Silverberg's edited anthologies are excellent.

Valsek stumbled over another god-wire before he could answer. Another exposed god-wire!

He bent to examine the god-wire. The shock to his hands told him there was a feeble current running in it which made his magnetic backbone tingle. Vexing, oh vexing, to know that current ran through the wire and through you, but not to know whether it was the current of the old god, Melton, or the new god, Hiller!

Telfus decided not to remind his employer that usually the new Spokesman felt it necessary to execute the old Spokesman of the used-up god.

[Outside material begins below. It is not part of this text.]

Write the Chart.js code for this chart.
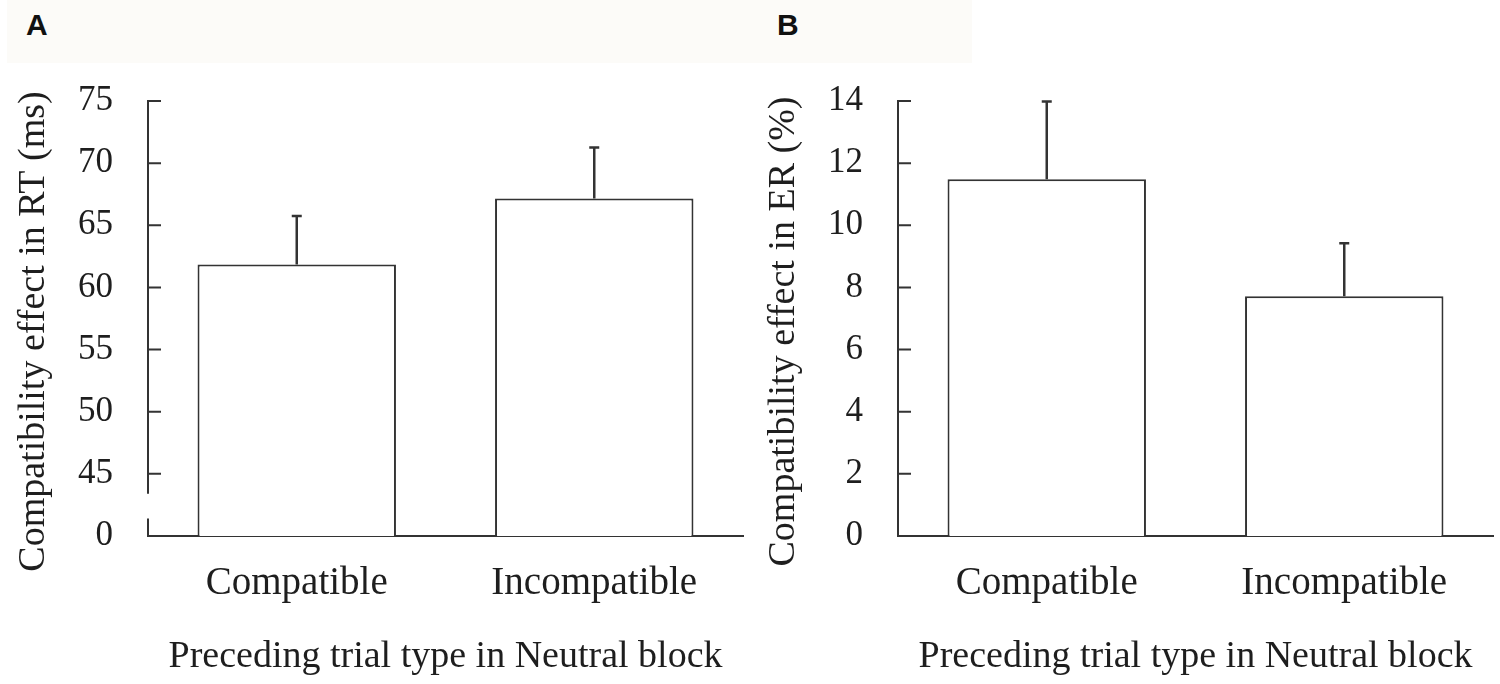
<!DOCTYPE html>
<html>
<head>
<meta charset="utf-8">
<script src="https://cdn.jsdelivr.net/npm/chart.js@4.4.1/dist/chart.umd.min.js"></script>
<style>
  body { margin: 0; background: #fff; }
  #wrap { position: relative; width: 1500px; height: 684px; overflow: hidden; }
  .band { position: absolute; left: 7px; top: 0; width: 965px; height: 63px; background: #fcfbf8; }
  .panel { position: absolute; top: 10px; font: bold 30px/1 "Liberation Sans", Arial, sans-serif; color: #111; }
  .box { position: absolute; top: 0; width: 750px; height: 684px; }
</style>
</head>
<body>
<div id="wrap">
  <div class="band"></div>
  <div class="panel" style="left:26px">A</div>
  <div class="panel" style="left:777px">B</div>
  <div class="box" style="left:0"><canvas id="chartA"></canvas></div>
  <div class="box" style="left:750px"><canvas id="chartB"></canvas></div>
</div>
<script>
/* =====================
   DATA
===================== */
const categories = ["Compatible", "Incompatible"];

// panel A: RT compatibility effect (ms), axis broken between 0 and 45
const rtMeans = [61.85, 67.15];
const rtErrors = [3.9, 4.1];
const rtTickLabels = ["0", "45", "50", "55", "60", "65", "70", "75"];

// panel B: ER compatibility effect (%)
const erMeans = [11.48, 7.72];
const erErrors = [2.5, 1.7];
const erTickLabels = ["0", "2", "4", "6", "8", "10", "12", "14"];

const xTitle = "Preceding trial type in Neutral block";

/* =====================
   STYLE
===================== */
const SERIF = '"Liberation Serif", "Times New Roman", serif';
const INK = "#333";
const TEXT = "#1e1e1e";

Chart.defaults.font.family = SERIF;
Chart.defaults.color = TEXT;

/* y axis with inward ticks, optional break, error bars, y title */
const axisAndErrors = {
  id: "axisAndErrors",
  afterDatasetsDraw(chart, args, opts) {
    const { ctx } = chart;
    const y = chart.scales.y;
    const left = chart.chartArea.left;

    ctx.save();
    ctx.strokeStyle = INK;
    ctx.lineWidth = 2;
    ctx.beginPath();
    if (opts.gap) {
      ctx.moveTo(left, y.top);
      ctx.lineTo(left, y.getPixelForValue(opts.gap[1]));
      ctx.moveTo(left, y.getPixelForValue(opts.gap[0]));
      ctx.lineTo(left, y.bottom);
    } else {
      ctx.moveTo(left, y.top);
      ctx.lineTo(left, y.bottom);
    }
    y.ticks.forEach(t => {
      if (t.value === y.min) return;
      const py = y.getPixelForValue(t.value);
      ctx.moveTo(left - 1, py);
      ctx.lineTo(left + 13, py);
    });
    ctx.stroke();

    // error bars (upper only)
    ctx.lineWidth = 2.5;
    const meta = chart.getDatasetMeta(0);
    meta.data.forEach((bar, i) => {
      const top = y.getPixelForValue(opts.means[i] + opts.errors[i]);
      ctx.beginPath();
      ctx.moveTo(bar.x, bar.y);
      ctx.lineTo(bar.x, top);
      ctx.moveTo(bar.x - 5, top);
      ctx.lineTo(bar.x + 5, top);
      ctx.stroke();
    });

    // y title, sits a little below the middle of the axis in the original
    ctx.translate(34, (y.top + y.bottom) / 2 + 13);
    ctx.rotate(-Math.PI / 2);
    ctx.fillStyle = TEXT;
    ctx.font = "38px " + SERIF;
    ctx.textAlign = "center";
    ctx.textBaseline = "middle";
    ctx.fillText(opts.title, 0, 0);
    ctx.restore();
  }
};

function makeChart(id, means, errors, tickLabels, yMin, yMax, step, yTitle, gap) {
  return new Chart(document.getElementById(id), {
    type: "bar",
    data: {
      labels: categories,
      datasets: [{
        data: means,
        backgroundColor: "#fff",
        borderColor: INK,
        borderWidth: 2,
        barPercentage: 0.667,
        categoryPercentage: 1
      }]
    },
    options: {
      responsive: true,
      maintainAspectRatio: false,
      animation: false,
      layout: { padding: { top: 101, right: 7, left: 0, bottom: 0 } },
      plugins: {
        legend: { display: false },
        tooltip: { enabled: false },
        axisAndErrors: { means, errors, gap, title: yTitle }
      },
      scales: {
        x: {
          afterFit(s) { s.height = 148; },
          grid: { display: false, drawTicks: false },
          border: { display: true, color: INK, width: 2 },
          ticks: { padding: 24, color: TEXT, font: { size: 39 } },
          title: {
            display: true, text: xTitle, color: TEXT,
            font: { size: 38 }, padding: { top: 0, bottom: 4 }
          }
        },
        y: {
          min: yMin,
          max: yMax,
          afterFit(s) { s.width = 148; },
          grid: { display: false, drawTicks: false },
          border: { display: false },
          ticks: {
            stepSize: step, padding: 35, color: TEXT, font: { size: 35 },
            callback: (v, i) => tickLabels[i]
          }
        }
      }
    },
    plugins: [axisAndErrors]
  });
}

// panel A: slot below 45 stands for 0 (broken axis)
makeChart("chartA", rtMeans, rtErrors, rtTickLabels, 40, 75, 5,
  "Compatibility effect in RT (ms)", [41.4, 43.4]);
makeChart("chartB", erMeans, erErrors, erTickLabels, 0, 14, 2,
  "Compatibility effect in ER (%)", null);
</script>
</body>
</html>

TIME: One month earlier . . . or half an hour.
PLACE: The pentagon, Washington, D.C.
The life Hall.
In the vast, gloomy auditorium the scurryings and scuttlings of the Short Ones rose to a climax beneath the opaque, milky glass that covered the colony. Several spectators rose in their seats. At the control panel, Charles Melton also rose.

The political career of Charles Melton was over: he had failed the Life Hall test.

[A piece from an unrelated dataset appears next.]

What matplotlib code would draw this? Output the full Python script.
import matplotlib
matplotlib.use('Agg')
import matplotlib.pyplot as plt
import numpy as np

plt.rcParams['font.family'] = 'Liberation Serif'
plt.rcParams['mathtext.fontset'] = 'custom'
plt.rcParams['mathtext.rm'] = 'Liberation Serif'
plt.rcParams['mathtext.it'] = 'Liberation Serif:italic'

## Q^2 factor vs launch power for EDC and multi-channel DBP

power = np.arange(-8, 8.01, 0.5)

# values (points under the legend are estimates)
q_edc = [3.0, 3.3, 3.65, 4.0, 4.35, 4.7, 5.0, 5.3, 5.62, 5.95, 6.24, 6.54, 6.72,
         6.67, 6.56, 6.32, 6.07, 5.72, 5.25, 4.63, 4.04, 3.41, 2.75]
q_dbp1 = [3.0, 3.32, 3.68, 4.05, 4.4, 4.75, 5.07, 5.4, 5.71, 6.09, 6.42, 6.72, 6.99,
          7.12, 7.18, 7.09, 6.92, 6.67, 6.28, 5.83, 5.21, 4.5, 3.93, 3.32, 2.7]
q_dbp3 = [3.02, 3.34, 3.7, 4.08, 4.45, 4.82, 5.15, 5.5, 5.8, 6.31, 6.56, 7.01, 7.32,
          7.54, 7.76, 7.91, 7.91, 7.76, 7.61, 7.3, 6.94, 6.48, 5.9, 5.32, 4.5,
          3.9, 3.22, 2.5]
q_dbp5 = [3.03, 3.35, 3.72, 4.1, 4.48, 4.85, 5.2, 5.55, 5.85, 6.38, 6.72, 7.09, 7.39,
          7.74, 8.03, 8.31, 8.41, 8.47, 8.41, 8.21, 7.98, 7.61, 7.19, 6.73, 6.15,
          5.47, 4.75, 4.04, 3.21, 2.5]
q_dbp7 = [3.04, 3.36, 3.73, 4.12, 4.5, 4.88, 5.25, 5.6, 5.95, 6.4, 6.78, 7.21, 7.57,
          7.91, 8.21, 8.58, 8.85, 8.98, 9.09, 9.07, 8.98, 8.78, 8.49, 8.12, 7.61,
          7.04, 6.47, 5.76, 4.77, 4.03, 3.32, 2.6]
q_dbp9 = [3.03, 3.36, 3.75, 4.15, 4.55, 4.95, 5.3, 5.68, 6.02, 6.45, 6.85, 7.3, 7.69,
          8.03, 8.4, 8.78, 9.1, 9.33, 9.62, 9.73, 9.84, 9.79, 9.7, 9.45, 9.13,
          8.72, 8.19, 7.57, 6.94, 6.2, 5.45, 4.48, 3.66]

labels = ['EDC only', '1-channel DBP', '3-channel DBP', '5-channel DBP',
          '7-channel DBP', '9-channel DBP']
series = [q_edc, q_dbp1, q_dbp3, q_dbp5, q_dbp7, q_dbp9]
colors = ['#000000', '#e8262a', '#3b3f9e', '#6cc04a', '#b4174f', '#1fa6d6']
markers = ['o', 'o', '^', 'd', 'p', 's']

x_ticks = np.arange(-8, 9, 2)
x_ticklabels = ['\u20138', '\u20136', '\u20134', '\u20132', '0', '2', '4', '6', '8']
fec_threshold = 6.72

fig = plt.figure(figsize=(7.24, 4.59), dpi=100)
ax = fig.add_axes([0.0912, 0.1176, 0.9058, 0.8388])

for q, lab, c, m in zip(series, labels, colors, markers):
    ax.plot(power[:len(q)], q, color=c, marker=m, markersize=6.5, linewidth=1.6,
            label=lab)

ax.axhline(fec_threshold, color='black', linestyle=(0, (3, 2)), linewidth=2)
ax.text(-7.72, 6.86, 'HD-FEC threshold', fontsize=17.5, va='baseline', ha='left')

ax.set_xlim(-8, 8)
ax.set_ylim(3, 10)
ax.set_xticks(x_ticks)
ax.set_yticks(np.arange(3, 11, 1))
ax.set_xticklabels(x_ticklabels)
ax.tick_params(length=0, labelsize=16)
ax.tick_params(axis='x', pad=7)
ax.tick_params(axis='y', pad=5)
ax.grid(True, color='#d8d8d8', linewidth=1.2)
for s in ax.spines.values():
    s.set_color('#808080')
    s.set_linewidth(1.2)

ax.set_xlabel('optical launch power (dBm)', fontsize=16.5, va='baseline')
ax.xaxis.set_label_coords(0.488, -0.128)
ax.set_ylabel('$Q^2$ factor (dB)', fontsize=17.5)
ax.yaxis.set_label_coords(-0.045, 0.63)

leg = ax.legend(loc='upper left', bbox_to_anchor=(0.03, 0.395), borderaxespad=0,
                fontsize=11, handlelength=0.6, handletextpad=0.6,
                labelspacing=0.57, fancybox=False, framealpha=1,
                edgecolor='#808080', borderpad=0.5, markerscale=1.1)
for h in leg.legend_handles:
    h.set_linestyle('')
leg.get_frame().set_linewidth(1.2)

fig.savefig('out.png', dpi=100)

In her other hand she held a metal sliver that looked like a three-quarter-inch needle. “The Short Ones are artifical creatures of living protoplasm, except for this metallic backbone imbedded in each.”

Qualifying for political positions requires passing the Life Hall test, six hours for the candidate, one year for the creatures. It weeds out hotheaded, egotistical, corrupt abuse of power by the current through the creatures being diverted into the controller’s helmet. If the controller kills too many creatures, the current no longer used on them goes through the controller’s helmet, incapacitating him.

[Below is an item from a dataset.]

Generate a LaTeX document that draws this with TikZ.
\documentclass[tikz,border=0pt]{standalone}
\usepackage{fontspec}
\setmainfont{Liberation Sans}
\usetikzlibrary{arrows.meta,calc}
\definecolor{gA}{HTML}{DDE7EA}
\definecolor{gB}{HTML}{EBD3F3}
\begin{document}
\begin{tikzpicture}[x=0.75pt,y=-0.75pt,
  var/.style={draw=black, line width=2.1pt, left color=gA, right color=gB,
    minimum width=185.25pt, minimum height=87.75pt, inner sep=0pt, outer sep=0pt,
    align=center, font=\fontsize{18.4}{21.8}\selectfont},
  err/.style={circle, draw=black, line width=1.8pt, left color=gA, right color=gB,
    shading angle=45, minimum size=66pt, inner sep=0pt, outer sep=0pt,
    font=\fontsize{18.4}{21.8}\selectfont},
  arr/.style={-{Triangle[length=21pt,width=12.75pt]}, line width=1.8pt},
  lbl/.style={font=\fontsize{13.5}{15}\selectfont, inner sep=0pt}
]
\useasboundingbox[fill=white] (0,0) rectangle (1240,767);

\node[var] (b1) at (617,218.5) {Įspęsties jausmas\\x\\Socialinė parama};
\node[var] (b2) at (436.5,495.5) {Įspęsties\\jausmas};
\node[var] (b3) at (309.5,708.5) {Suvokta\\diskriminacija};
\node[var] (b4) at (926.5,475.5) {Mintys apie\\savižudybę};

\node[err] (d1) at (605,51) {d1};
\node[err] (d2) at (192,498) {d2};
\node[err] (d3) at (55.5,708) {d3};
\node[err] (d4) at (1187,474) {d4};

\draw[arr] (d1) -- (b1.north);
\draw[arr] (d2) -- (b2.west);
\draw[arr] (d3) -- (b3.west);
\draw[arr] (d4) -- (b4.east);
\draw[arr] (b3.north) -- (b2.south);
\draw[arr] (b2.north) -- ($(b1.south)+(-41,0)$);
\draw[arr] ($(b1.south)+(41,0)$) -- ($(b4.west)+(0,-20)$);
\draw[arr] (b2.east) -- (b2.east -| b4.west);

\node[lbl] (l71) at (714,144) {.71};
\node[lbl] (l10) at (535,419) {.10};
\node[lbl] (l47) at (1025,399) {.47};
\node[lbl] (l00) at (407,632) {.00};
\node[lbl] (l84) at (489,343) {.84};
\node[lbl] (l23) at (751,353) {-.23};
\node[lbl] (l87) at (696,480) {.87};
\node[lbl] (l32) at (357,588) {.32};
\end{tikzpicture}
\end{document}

"The Short Ones" by Raymond E. Banks exactly matches the question.
The main part of the story is Ralph Hiller undergoing the Life Hall test.

A situation like this could trigger a man into unleashing a blasting fury that would overload the circuits and earn him revenge only at the cost of a crack in his skull. In real life, a situation of white-hot seething public emotion would make a government official turn to his H-bombs with implacable fury and strike out with searing flames that would wash the world clean, taking the innocent along with the guilty, unblocking great segments of civilization, radioactivating the continents and sending the sea into an eternal boil.

As Robert Silverberg pointed out in his foreword, this 1955 story “displays more political sophistication than most of us had.”
I would say we need it now for our some of our egotistical power-mad “leaders” now more than ever.